2. An empirical example: Heathen Foray’s ‘Mei laund’

To this point, I have dealt with history on merely a theoretical level. Theory is there to be applied on empirical realities. Thus, in this second step of my thoughts, I turn to an empirical example, aiming at illustrating what I just said about sound history.

Some weeks ago, with a colleague from musicology, I have submitted a proposal for a three-years research project to the Austrian Science Funds. Herein, we plan to examine the sound history of the metal scene in my hometown of Graz, Styria, located in Southern Austria, close to the Slovenian border, since about 1980. We want to research the local scene’s sound history.

We specifically ask for the role of law-related phenomena in this case study. Since Judas Priest’s classic anthem ‘Breaking the Law’ (1980), topoi of law-breaking and other norm-related imaginations of law and justice are important in metal around the world. They seem to have played a role in scene-construction in Graz, Styria an Austria.

For the proposal, we conducted first research and had first oral history contacts with scene stakeholders. I want to show you an example of a song by a local band. I hope, on the base of this song one can see the potential of the approach I just described.

Our example artists, Heathen Foray, are a pagan metal/ melodic death metal group from Graz. They are well-known in the local scene and had some international success since 2004. On their album Inner Force (2013), we find the track ‘Mei Laund’ (Engl., ‘My land’) with lyrics written in Styrian dialect:

These are the quintessential parts of the lyrics with an approximative translation to English language:


At a first glance, this track seems to be a ‘usual’ song of the pagan metal and folk metal sub-genres. But there is more to it. The narrative of the song presents the story of a local man. His father died and, now, the man inherits the family’s land. So, he becomes the landlord. This is a clearly patriarchic narrative, taking place in a rural, early modern setting or a medieval setting, perhaps also a fantasy setting. The male landlord has to defend his land. The protagonist tells us his story and that he will teach his son exactly what he learned from his late father.

Looking at the track as a product of 21st century heavy metal sound history, we find a quite unique way of acoustic and cultural sense-making. At the heart of the song is a distinct concept of law and legal norms. Only the son can inherit the land from his father. Those are very strict and archaic, deeply conservative and patriarchic ideas of law and the private property of land. Put into extreme metal sound, those ideas formed the cultural protocol that structures the entire story. It characterizes the song from the beginning to the end.

In order to really historically understand the song, to put it into history, in our project we plan to perform quite a broad spectrum of sound-historical close readings.

First, we will have to read Heathen Foray’s ideas of law and heritage before the backdrop of disciplinary historical research results on medieval and early modern law systems.

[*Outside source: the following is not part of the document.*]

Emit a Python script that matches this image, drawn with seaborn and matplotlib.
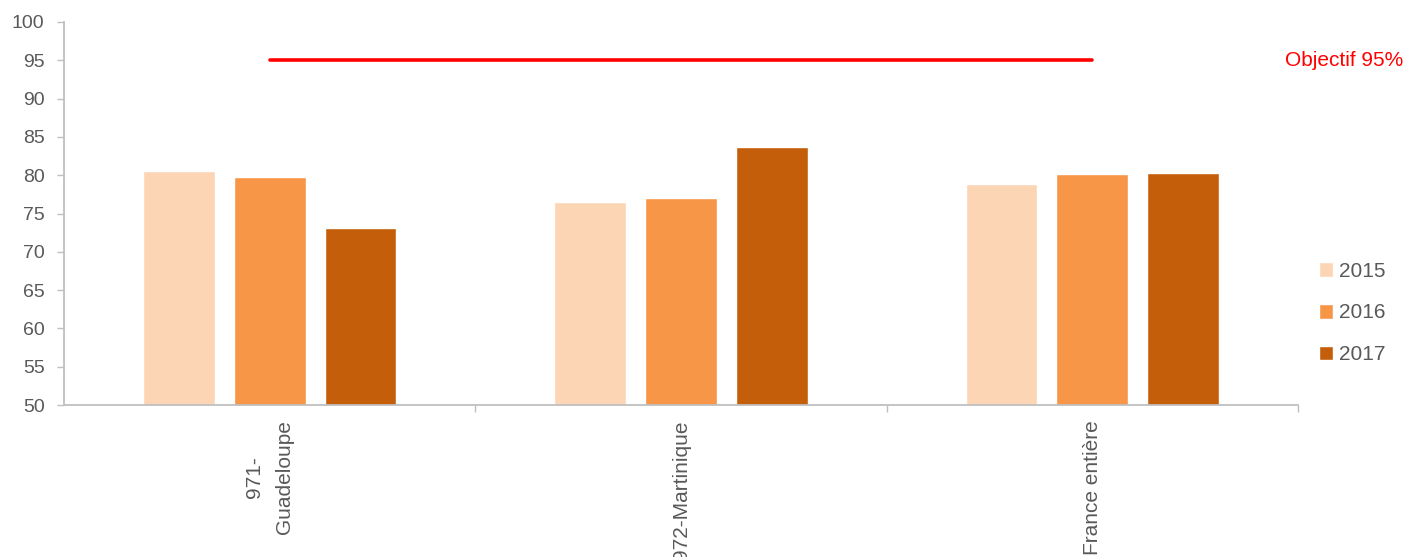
import numpy as np
import pandas as pd
import matplotlib
matplotlib.use("Agg")
import matplotlib.pyplot as plt
import seaborn as sns

categories = ["971-\nGuadeloupe", "972-Martinique", "France entière"]
years = ["2015", "2016", "2017"]
v2015 = [80.5, 76.5, 78.8]
v2016 = [79.7, 77.0, 80.2]
v2017 = [73.1, 83.7, 80.3]
objectif = [95, 95, 95]
objectif_label = "Objectif 95%"
colors = ["#FCD5B5", "#F79646", "#C55E0B"]

sns.set_theme(style="white")
plt.rcParams["font.family"] = ["Liberation Sans", "DejaVu Sans"]

rows = []
for year, vals in zip(years, [v2015, v2016, v2017]):
    for c, v in zip(categories, vals):
        rows.append({"cat": c, "val": v, "year": year})
df = pd.DataFrame(rows)

fig = plt.figure(figsize=(14.04, 5.57), dpi=100)
ax = fig.add_axes([64/1404, 1-405/557, (1298-64)/1404, (405-22)/557])

sns.barplot(data=df, x="cat", y="val", hue="year", order=categories,
            hue_order=years, palette=colors, width=0.663, gap=0.21,
            saturation=1, ax=ax, legend=True)

sns.lineplot(x=np.arange(len(categories)), y=objectif, color="#FF0000",
             linewidth=2.6, ax=ax, legend=False)

ax.set_ylim(50, 100)
ax.set_xlim(-0.5, len(categories) - 0.5)
ax.set_yticks(np.arange(50, 101, 5))
ax.set_xlabel("")
ax.set_ylabel("")

grey = "#595959"
spine = "#BFBFBF"
for s in ["top", "right"]:
    ax.spines[s].set_visible(False)
for s in ["left", "bottom"]:
    ax.spines[s].set_color(spine)
    ax.spines[s].set_linewidth(1.3)

ax.tick_params(axis="y", which="major", length=5, width=1, color=spine,
               labelsize=14, labelcolor=grey, pad=9, left=True, direction="out")
ax.set_xticks(np.arange(len(categories)))
ax.set_xticklabels(categories, rotation=90, va="top", ha="center",
                   linespacing=1.75)
ax.tick_params(axis="x", which="major", length=0, labelsize=15,
               labelcolor=grey, pad=11)
ax.set_xticks(np.arange(len(categories)) + 0.5, minor=True)
ax.tick_params(axis="x", which="minor", length=5, width=1, color=spine,
               bottom=True, direction="out")

handles, labels = ax.get_legend_handles_labels()
ax.get_legend().remove()
fig.legend(handles, labels, loc="center left",
           bbox_to_anchor=(1300/1404, 1-313/557), frameon=False,
           handlelength=0.7, handleheight=0.7, handletextpad=0.25,
           labelspacing=1.1, fontsize=15, labelcolor=grey)

fig.text(1403/1404, 1-60/557, objectif_label, ha="right", va="center",
         color="#FF0000", fontsize=15)

fig.savefig("out.png", dpi=100)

Secondly, in a musicological analysis, my colleague Charris Efthymiou will answer the question whether this specific idea of law is represented by distinct musical and formal patterns.

Thirdly, we plan to put those results into the longer history of the local scene since 1980 and of ‘glocal’ developments.
So, sound-historical expertise, in this case, intends to performs a broad contextualization in the disciplinary knowledge of history and seeks permanent interdisciplinary contact with musicology

3. Conclusion

I come to my conclusion. I tried to show that history, most of all the recent discourse of sound history, has the potential of probably enriching recent metal studies discourse. Its expertise of researching the longue durée dimensions of auditive cultural sense-making could support our search for more theoretical rigor. On balance, the result of my reflections can be summarized in four points. When we put metal into history, we should

• make full use of history’s disciplinary expertise in reading and interpreting historical sources,
• always read metal history before the backdrop of broader research results in global cultural history,
• pay crucial attention to the analysis of the longue durée dimensions of sound-historical sense-making,
• and permanently keep the dialogue with other disciplines in metal studies.


  1. Online version of my talk at ISMMS 2019 conference, Nantes 19 June 2019. 

  2. ThSee H. Savigny and J. Schaap, ‘Putting the “studies” back into metal music studies’, Metal Music Studies 4, 3 (2018) 549-557. 

  3. See D. Weinstein Heavy metal: A cultural sociology. New York, NY: Lexington Books, 1991; R. Walser, Running with the devil: Power, gender, and madness in heavy metal music. Hanover, NH: Wesleyan University Press, 1993; A.R. Brown et. al. (eds.), Global metal music and culture: Current directions in metal studies. Milton Park and New York: Routledge, 2016; B. Hickam, Amalgamated anecdotes: Perspectives on the history of metal music and culture studies. Metal Music Studie 1, 1 (2015), 5-23. 

  4. See D. Schrage, Erleben, Verstehen, Vergleichen. Eine soziologische Perspektive auf die auditive Wahrnehmung im 20. Jahrhundert. Zeithistorische Forschungen/Studies in Contemporary History, 2, 8 (2011), 268-276; D. Hendy, Noise: A human history of sound and listening. London: Profile Books, 2013; G. Paul and R. Schock, Sound der Zeit. Geräusche, Töne, Stimmen – 1889 bis heute. Göttingen: Wallstein, 2013; A. Langenbruch (ed.), Klang als Geschichtsmedium. Perspektiven für eine auditive Geschichtsschreibung, Bielefeld: Transcript, 2013.  

  5. Schrage, Verstehen, 269-276. Author’s translation. 

  6. Lyrics to Heathen Foray, ‘Mei laund’, on Inner Force, Independent, 2013. Author’s translation.